Biodiversity is a challenge for everyone and we must tackle it together

In 2015, the National Federation of Builders (NFB) sat around a table with Natural England (NE) to once again discuss the onerous process of environmental impact assessments.

This topic has come up on many occasions but it wasn’t until NE announced a ground-breaking DNA test(1), which surveyed the connectivity of the Great Crested Newt (GCN), that the potential of simplifying assessments while protecting the environment really took off.

Initial discussions, stemming from the NFB’s involvement in the NE Development Industry Group, saw NE policy members attend the House Builders Association (HBA) board meeting, the housebuilding division of the NFB, to see how members could get involved in a GCN pilot in Woking.

This productive and candid meeting led to HBA board members participating in surveys, roundtables and project testing to make sure the schemes structure was deliverable.

It was therefore no surprise that the GCN trial was deemed a success, with one HBA member even purchasing land for a newt habitat.

The trial was rolled out to a handful of other local authorities under ‘district licensing’(2) and when the Government announced their net gain consultation, it also asked whether district licensing should be rolled out across the UK. Unsurprisingly, the industry said yes.

Yet the GCN is not the collaboration the NFB is most excited about. While we have sped up environmental applications, reduced bureaucracy and saved many thousands of newts, the real prize is the introduction of biodiversity net gain (BNG).

The HBA first got involved with BNG during the final consultation period of the GCN trial(3). As the connectivity of GCN was being mapped, the HBA suggested that if many more species could also be included, many more conservation opportunities and industries might be spawned.

NE had already considered the impact of such a scheme but was concerned that industry pushback would stifle change. However, with new partnerships comes renewed faith and the NFB and HBA were keen to explore any ideas that NE had.

One of those ideas was testing whether other species, such as bats, were candidates for district licensing and net gain. After some preliminary research and frustratingly for industry, it became increasingly obvious to NE ecologists that the ‘one size fits all’ model would not work for some bat species.

Yet, rather than bringing the discussion to a close, the HBA saw this as an opportunity to move the goalposts and suggested that more could be done onsite to support bats and other species. NE agreed.

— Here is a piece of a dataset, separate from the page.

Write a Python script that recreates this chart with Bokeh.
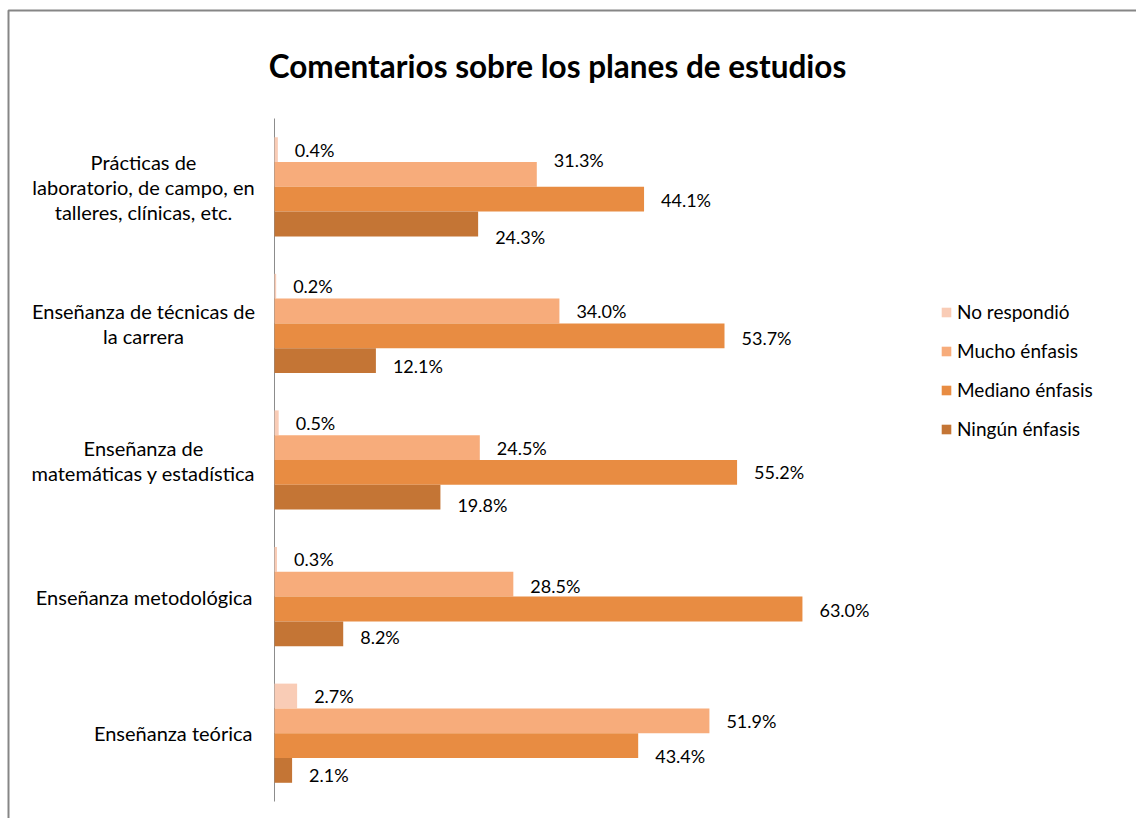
from bokeh.plotting import figure
from bokeh.models import Range1d, Label, LabelSet, ColumnDataSource, BoxAnnotation
from bokeh.embed import file_html
from bokeh.resources import INLINE
from bokeh.core.properties import value

# ---------------- data ----------------
title_text = "Comentarios sobre los planes de estudios"
categories = [
    "Prácticas de\nlaboratorio, de campo, en\ntalleres, clínicas, etc.",
    "Enseñanza de técnicas de\nla carrera",
    "Enseñanza de\nmatemáticas y estadística",
    "Enseñanza metodológica",
    "Enseñanza teórica",
]
series_names = ["No respondió", "Mucho énfasis", "Mediano énfasis", "Ningún énfasis"]
no_respondio = [0.4, 0.2, 0.5, 0.3, 2.7]
mucho_enfasis = [31.3, 34.0, 24.5, 28.5, 51.9]
mediano_enfasis = [44.1, 53.7, 55.2, 63.0, 43.4]
ningun_enfasis = [24.3, 12.1, 19.8, 8.2, 2.1]
series_values = [no_respondio, mucho_enfasis, mediano_enfasis, ningun_enfasis]

# ---------------- styling / layout ----------------
colors = ["#F9CCB6", "#F7AC7B", "#E88C42", "#C47535"]
# manual vertical nudges (px, positive = down) of the value labels, as in the original
label_nudge_px = [
    [0, -14, 1, 13],
    [0, 0, 2, 5],
    [0, 0, 0, 8],
    [0, 2, 1, 3],
    [0, 0, 10, 5],
]
FONT = "Lato"
W, H = 1136, 818
ZERO_X = 274        # canvas x of the value axis (0 %)
TOP_Y = 118         # canvas y of the top of the category area
PX_PER_PCT = 8.38
ROW_PX = 136.6
n = len(categories)
BAR_H = 0.1815


def xd(cx):
    return (cx - ZERO_X) / PX_PER_PCT


def yd(cy):
    return (cy - TOP_Y) / ROW_PX


p = figure(width=W, height=H, output_backend="svg", toolbar_location=None, tools="",
           x_range=Range1d(xd(0), xd(W)), y_range=Range1d(yd(H), yd(0)),
           x_axis_location=None, y_axis_location=None,
           min_border=0, min_border_left=0, min_border_right=0,
           min_border_top=0, min_border_bottom=0)
p.background_fill_color = "white"
p.border_fill_color = "white"
p.outline_line_color = None
p.xgrid.visible = False
p.ygrid.visible = False

# chart border
p.add_layout(BoxAnnotation(left=xd(8), right=xd(5000), top=yd(10), bottom=yd(5000),
                           fill_color=None, fill_alpha=0, line_color="#868686",
                           line_alpha=1.0, line_width=2, level="underlay"))

# category axis line
p.segment(x0=[0], y0=[0], x1=[0], y1=[n], line_color="#8C8C8C", line_width=1)

# bars
lab_x, lab_y, lab_t, lab_dy = [], [], [], []
for j, (name, vals, col) in enumerate(zip(series_names, series_values, colors)):
    ys = [i + 0.5 + (j - 1.5) * BAR_H for i in range(n)]
    p.hbar(y=ys, left=0, right=vals, height=BAR_H, fill_color=col, line_color=None,
           legend_label=name)
    for i, v in enumerate(vals):
        lab_x.append(v)
        lab_y.append(ys[i])
        lab_t.append(f"{v:.1f}%")
        lab_dy.append(-label_nudge_px[i][j])

src = ColumnDataSource(dict(x=lab_x, y=lab_y, t=lab_t, dy=lab_dy))
p.add_layout(LabelSet(x="x", y="y", text="t", source=src, x_offset=17, y_offset="dy",
                      text_font=value(FONT), text_font_size="18px", text_color="#000000",
                      text_align="left", text_baseline="middle"))

# category labels
for i, cat in enumerate(categories):
    lines = cat.split("\n")
    m = len(lines)
    for k, line in enumerate(lines):
        if m > 1:
            cx, align = 143, "center"
        else:
            cx, align = 252, "right"
        p.add_layout(Label(x=xd(cx), y=i + 0.5, text=line, text_align=align,
                           text_baseline="middle", y_offset=-(k - (m - 1) / 2) * 25,
                           text_font=FONT, text_font_size="20px", text_color="#000000"))

# title
p.add_layout(Label(x=xd(557), y=yd(65), text=title_text, text_align="center",
                   text_baseline="middle", text_font=FONT, text_font_size="31.5px",
                   text_font_style="bold", text_color="#000000"))

# legend
lg = p.legend[0]
lg.location = (940, H - 440)
lg.orientation = "vertical"
lg.background_fill_alpha = 0
lg.border_line_color = None
lg.padding = 0
lg.margin = 0
lg.glyph_width = 12
lg.glyph_height = 12
lg.label_height = 22
lg.spacing = 16
lg.label_standoff = 5
lg.label_text_font = FONT
lg.label_text_font_size = "19px"
lg.label_text_color = "#000000"

open("out.html", "w").write(file_html(p, INLINE))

Onsite is great for a number of reasons. Not only does it stimulate environmental innovation, for example in swift bricks, which are nesting accommodations for the swift birds, but it encourages developers to think about designing in conservation before submitting a planning application.

The NFB and HBA believe this approach is vital because offsite contributions, while valuable, will not solve the issues that many have with building in and around our greenspaces. Onsite support will. We are so confident in this that we were the only construction trade association who did not want small sites to be exempted from BNG.

So much progress has been made by NE that the Government has decided to bring forward their ambition to mandate BNG(4) by an estimated three years. They have also expressed a willingness to financially support onsite guidance, so that the wider construction industry can do more to blend developments into the environment.

The NFB is immensely proud of the working relationship we have with NE because the environment is part of Britain’s construction challenge. BNG might be at the start of its journey but we know that by working together, we can make sure it’s a policy that supports, not undermines our environmental and placemaking ambitions.

This guest blog was provided by Richard Beresford, chief executive of the National Federation of Builders.